US Touts Afghan Mineral Wealth Potential

By Park Sae-jin Posted : June 15, 2010, 14:05 Updated : June 15, 2010, 14:05

By Um Yoonsun

US officials have said Afghanistan has mineral deposits worth at least one trillion dollars and that the vast untapped riches carry the potential to lift the war-ravaged country out of its deep poverty.

US geologists over the last year have confirmed reserves of valuable minerals on a larger scale than previously believed, and the Kabul government faces a likely gold rush by foreign mining companies, officials said.

American advisers and World Bank officials are working with the Kabul government to ensure the country takes advantage of the opportunity while avoiding the pitfalls seen in some other resource-rich nations, officials said.

International auditing firms had teams working with the Afghan ministry of mines to prepare for bids by major mining firms in coming months, said Paul Brinkley, head of a Pentagon task force looking at Afghanistan's economy.

"We hope that as early as late this year, there will begin to be tenders offered for public bid," Brinkley told reporters via video link from Dubai.

"We want those companies to know there will be internationally acceptable, transparent, accounting practices used within the (mining) ministry," he said.

Afghan President Hamid Karzai said in January that the deposits could help one of the world's most impoverished nations become one of the richest.

The value of the minerals -- including iron, copper, gold, niobium, mercury and cobalt -- was estimated at 908 billion dollars, according to findings by the US Geological Survey (USGS).

Analysts worried the country, hobbled by rampant corruption and a weak central state, was not ready to manage its potential mineral wealth.

"I highly doubt it will be able to either properly manage these resources or use the riches to build a more peaceful and prosperous Afghanistan for all Afghans," Janan Mosazai, a political analyst.

The State Department acknowledged Afghanistan would face a challenge in ensuring the profits did not enrich only a few.

It will be crucial "that there be an effective plan so that the revenues that are generated from this are for the benefit of all Afghan citizens," spokesman Philip Crowley told reporters.

"Certainly, we're very mindful of the fact that around the world you have a number of countries that are blessed with natural resources that may become a source of conflict and corruption."

US officials, anxious to lay the ground for US troops to begin withdrawing, see the mineral resources as offering a way ahead for the Afghan government without having to continue as a "charity state," dependent on foreign aid.

Afghan officials meanwhile had only recently begun to grasp the scale of the mineral wealth that lies underground, Brinkley said.

In the past few months, US officials have briefed Afghan leaders on the latest work by the geologists, which followed an initial assessment in 2007.

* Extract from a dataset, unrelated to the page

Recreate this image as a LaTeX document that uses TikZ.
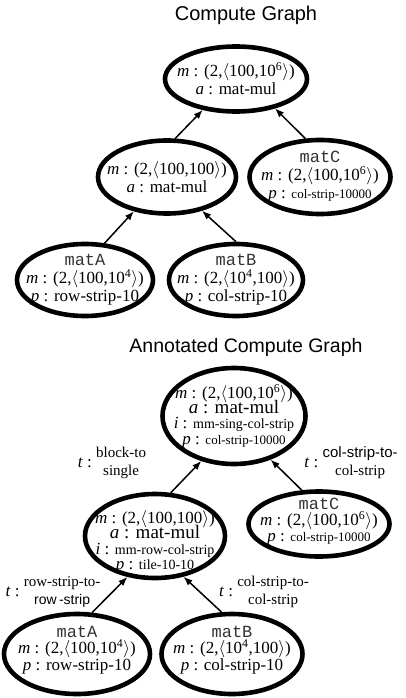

"Voluminous data" on mineral deposits collected by the Soviets during their occupation of the country in the 1980s served as a basis for the US scientific work, said Jack Medlin, an international programs scientist with the USGS.

After using satellite imagery and gravity and magnetic measuring equipment to assess the Soviet data, the Americans and Afghan experts are taking samples from the ground to further verify the information, he said.

He said scientists are collecting samples from dry lake beds where they believe there are large deposits of lithium, a lightweight metal in growing demand to make batteries for mobile phones and laptops.

Afghanistan may have deposits as large as those of Bolivia, which currently has the biggest known reserves, and could eventually turn into the "Saudi Arabia of lithium", according to a Pentagon document, quoted by the New York Times.

The country's iron and copper deposits are also large enough to make Afghanistan one of the world's top producers, and China has already won a contract to develop a major copper mine south of Kabul.